*Challenge*: Only the lines from the one containing "Rebuild this chart" through the one containing "Chart.register(...registerables);" should be duplicated, exactly as they appear. Pictures are to be left out.

════════════════

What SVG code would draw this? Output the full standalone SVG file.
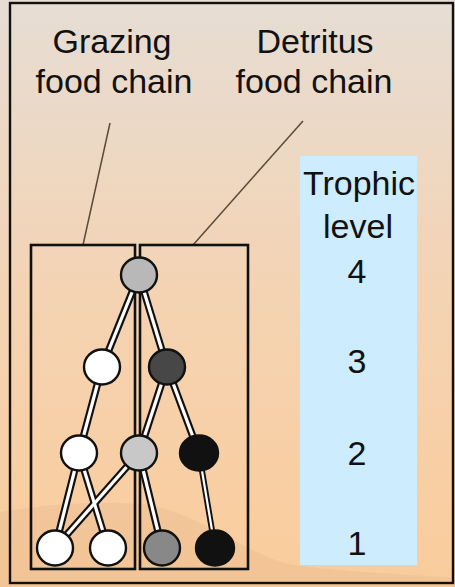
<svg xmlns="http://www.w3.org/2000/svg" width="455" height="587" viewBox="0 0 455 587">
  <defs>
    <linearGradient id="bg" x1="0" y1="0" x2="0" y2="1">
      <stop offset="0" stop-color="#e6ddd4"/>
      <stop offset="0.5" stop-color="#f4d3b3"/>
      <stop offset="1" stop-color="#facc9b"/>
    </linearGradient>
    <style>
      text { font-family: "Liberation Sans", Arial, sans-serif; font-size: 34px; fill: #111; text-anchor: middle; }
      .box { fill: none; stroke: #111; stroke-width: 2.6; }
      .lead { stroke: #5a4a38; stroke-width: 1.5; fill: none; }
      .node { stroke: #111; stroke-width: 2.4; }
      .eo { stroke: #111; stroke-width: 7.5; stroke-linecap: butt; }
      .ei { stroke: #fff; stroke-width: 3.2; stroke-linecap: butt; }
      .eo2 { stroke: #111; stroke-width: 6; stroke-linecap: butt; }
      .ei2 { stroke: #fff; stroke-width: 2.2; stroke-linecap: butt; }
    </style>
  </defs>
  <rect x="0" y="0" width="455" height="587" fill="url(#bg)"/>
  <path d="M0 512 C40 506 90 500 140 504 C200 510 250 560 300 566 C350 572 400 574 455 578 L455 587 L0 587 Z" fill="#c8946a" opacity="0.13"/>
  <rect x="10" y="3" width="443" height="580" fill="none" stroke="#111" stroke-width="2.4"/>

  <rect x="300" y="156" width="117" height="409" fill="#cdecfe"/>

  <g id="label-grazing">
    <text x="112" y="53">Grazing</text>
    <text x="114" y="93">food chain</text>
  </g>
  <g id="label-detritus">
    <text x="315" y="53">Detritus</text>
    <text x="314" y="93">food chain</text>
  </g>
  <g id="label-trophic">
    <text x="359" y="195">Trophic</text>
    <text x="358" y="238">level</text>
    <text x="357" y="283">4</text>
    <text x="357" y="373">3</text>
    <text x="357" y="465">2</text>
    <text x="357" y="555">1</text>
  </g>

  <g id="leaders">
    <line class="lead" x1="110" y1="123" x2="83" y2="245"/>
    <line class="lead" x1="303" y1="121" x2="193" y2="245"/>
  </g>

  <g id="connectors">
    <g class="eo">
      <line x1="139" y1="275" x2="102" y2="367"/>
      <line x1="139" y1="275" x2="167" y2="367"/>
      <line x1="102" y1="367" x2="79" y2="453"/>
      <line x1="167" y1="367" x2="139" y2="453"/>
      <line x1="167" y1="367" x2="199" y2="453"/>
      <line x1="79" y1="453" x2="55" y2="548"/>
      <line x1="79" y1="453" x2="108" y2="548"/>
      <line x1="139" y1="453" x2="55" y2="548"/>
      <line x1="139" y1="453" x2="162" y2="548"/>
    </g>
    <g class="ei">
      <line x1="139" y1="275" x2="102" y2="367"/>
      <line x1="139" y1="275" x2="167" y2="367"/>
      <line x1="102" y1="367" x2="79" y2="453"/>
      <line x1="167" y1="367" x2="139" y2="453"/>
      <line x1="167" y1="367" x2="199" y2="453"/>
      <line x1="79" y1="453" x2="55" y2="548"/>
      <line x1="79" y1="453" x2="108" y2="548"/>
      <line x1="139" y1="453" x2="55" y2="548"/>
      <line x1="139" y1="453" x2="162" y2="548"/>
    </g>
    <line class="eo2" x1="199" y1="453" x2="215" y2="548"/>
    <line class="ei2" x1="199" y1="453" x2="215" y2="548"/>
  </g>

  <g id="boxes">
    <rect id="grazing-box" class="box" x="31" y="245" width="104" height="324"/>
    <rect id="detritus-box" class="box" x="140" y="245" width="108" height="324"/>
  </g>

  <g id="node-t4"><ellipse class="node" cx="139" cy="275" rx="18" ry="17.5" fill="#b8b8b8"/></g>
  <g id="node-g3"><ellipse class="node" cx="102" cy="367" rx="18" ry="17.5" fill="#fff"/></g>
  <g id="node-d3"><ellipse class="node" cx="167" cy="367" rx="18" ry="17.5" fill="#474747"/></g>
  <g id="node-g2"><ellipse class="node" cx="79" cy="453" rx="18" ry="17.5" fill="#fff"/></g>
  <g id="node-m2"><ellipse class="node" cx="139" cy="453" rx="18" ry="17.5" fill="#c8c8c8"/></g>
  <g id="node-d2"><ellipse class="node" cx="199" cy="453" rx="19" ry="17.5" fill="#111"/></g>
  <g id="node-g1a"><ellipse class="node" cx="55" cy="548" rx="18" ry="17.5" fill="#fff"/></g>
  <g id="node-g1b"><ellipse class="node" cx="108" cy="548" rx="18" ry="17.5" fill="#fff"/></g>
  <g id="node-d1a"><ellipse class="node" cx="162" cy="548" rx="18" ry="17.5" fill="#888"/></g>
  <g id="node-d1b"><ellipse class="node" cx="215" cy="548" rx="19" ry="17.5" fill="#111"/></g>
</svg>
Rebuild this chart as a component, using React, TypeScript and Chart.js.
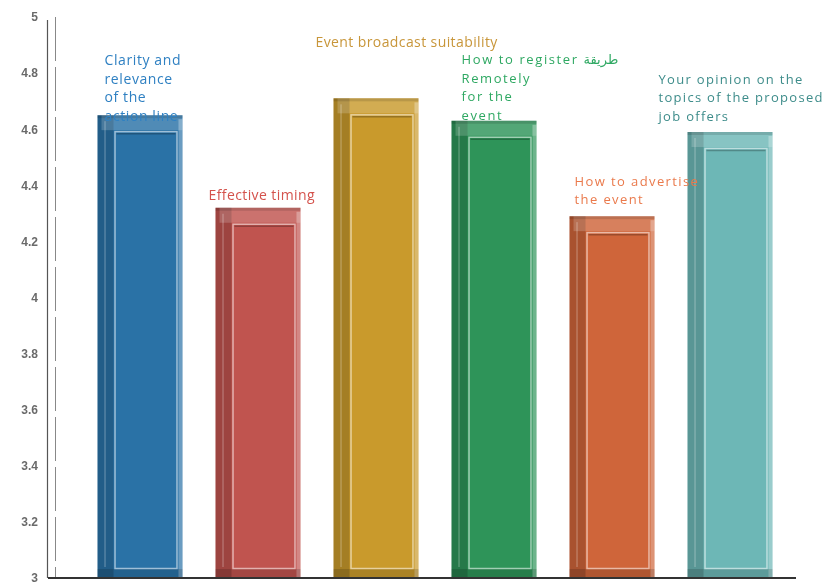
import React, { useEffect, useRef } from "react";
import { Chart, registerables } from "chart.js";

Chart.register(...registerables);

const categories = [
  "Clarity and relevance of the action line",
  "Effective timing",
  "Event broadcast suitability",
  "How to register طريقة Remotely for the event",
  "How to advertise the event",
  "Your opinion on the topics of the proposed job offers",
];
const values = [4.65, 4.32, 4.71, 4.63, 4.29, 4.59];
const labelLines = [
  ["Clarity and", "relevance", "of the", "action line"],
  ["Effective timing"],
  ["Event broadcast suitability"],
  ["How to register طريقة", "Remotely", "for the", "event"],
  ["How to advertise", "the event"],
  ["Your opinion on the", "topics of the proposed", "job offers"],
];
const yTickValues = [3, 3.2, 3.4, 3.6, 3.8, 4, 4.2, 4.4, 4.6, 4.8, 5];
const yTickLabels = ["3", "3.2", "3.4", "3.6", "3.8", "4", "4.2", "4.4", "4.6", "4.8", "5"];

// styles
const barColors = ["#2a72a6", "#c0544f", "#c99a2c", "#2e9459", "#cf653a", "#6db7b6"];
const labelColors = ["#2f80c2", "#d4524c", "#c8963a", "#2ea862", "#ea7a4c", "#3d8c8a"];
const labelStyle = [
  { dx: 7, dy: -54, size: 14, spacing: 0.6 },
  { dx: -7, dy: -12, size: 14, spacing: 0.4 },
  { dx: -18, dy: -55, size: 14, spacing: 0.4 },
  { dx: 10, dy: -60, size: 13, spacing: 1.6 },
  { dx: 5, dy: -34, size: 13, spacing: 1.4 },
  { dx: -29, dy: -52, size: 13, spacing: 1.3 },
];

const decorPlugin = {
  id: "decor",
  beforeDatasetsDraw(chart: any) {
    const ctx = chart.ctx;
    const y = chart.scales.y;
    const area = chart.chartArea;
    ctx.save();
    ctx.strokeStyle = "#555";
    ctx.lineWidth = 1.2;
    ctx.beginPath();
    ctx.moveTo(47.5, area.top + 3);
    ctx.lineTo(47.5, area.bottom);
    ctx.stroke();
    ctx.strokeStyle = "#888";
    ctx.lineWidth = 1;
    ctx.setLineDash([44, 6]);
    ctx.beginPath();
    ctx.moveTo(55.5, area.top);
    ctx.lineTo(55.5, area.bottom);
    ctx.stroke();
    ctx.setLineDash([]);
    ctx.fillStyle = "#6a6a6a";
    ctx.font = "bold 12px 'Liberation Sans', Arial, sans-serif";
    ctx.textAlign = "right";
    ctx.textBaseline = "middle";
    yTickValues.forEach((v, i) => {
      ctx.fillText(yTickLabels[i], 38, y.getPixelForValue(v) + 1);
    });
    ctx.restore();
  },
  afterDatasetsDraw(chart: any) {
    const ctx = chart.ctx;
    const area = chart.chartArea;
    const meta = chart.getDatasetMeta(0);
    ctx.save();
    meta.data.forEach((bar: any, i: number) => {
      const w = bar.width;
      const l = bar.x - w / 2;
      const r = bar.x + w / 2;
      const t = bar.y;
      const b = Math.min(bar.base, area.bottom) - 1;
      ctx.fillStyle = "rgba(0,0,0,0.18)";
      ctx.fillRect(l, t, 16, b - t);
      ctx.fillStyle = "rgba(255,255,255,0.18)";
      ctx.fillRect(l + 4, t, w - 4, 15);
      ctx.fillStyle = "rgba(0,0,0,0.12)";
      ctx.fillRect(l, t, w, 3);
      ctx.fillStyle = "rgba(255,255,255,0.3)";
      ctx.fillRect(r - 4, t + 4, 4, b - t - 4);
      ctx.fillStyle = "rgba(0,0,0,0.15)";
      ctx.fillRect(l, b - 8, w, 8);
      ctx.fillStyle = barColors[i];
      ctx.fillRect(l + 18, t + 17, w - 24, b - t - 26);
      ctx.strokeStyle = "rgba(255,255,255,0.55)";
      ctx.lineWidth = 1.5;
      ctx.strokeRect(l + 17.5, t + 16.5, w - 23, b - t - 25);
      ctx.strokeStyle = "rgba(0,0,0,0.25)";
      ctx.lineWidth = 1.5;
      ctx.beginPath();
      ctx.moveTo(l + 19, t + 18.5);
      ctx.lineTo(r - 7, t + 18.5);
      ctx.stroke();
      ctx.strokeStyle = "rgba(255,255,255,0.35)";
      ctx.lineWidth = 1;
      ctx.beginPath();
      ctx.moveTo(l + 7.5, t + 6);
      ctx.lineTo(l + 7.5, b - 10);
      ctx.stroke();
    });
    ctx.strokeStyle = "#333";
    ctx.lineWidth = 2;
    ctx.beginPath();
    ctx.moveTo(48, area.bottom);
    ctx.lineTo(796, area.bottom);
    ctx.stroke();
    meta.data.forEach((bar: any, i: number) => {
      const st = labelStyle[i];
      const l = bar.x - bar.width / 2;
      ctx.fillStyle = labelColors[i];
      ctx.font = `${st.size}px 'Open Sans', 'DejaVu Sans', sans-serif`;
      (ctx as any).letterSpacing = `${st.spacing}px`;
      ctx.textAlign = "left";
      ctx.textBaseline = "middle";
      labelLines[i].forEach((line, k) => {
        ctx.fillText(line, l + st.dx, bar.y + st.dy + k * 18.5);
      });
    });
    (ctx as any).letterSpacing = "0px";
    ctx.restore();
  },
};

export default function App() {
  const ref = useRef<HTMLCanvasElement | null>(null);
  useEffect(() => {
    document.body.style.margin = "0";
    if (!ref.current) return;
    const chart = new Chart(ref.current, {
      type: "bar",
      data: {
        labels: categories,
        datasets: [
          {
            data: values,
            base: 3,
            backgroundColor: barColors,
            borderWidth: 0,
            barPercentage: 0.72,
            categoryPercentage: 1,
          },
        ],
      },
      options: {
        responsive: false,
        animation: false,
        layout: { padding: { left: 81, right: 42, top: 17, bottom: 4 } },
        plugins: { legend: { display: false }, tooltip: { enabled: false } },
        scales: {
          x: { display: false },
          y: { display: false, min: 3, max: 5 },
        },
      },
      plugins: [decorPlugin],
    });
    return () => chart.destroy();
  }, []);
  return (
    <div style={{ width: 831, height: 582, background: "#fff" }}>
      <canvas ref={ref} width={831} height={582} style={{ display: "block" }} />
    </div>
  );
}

════════════════

*Full output*:
Rebuild this chart as a component, using React, TypeScript and Chart.js.
import React, { useEffect, useRef } from "react";
import { Chart, registerables } from "chart.js";

Chart.register(...registerables);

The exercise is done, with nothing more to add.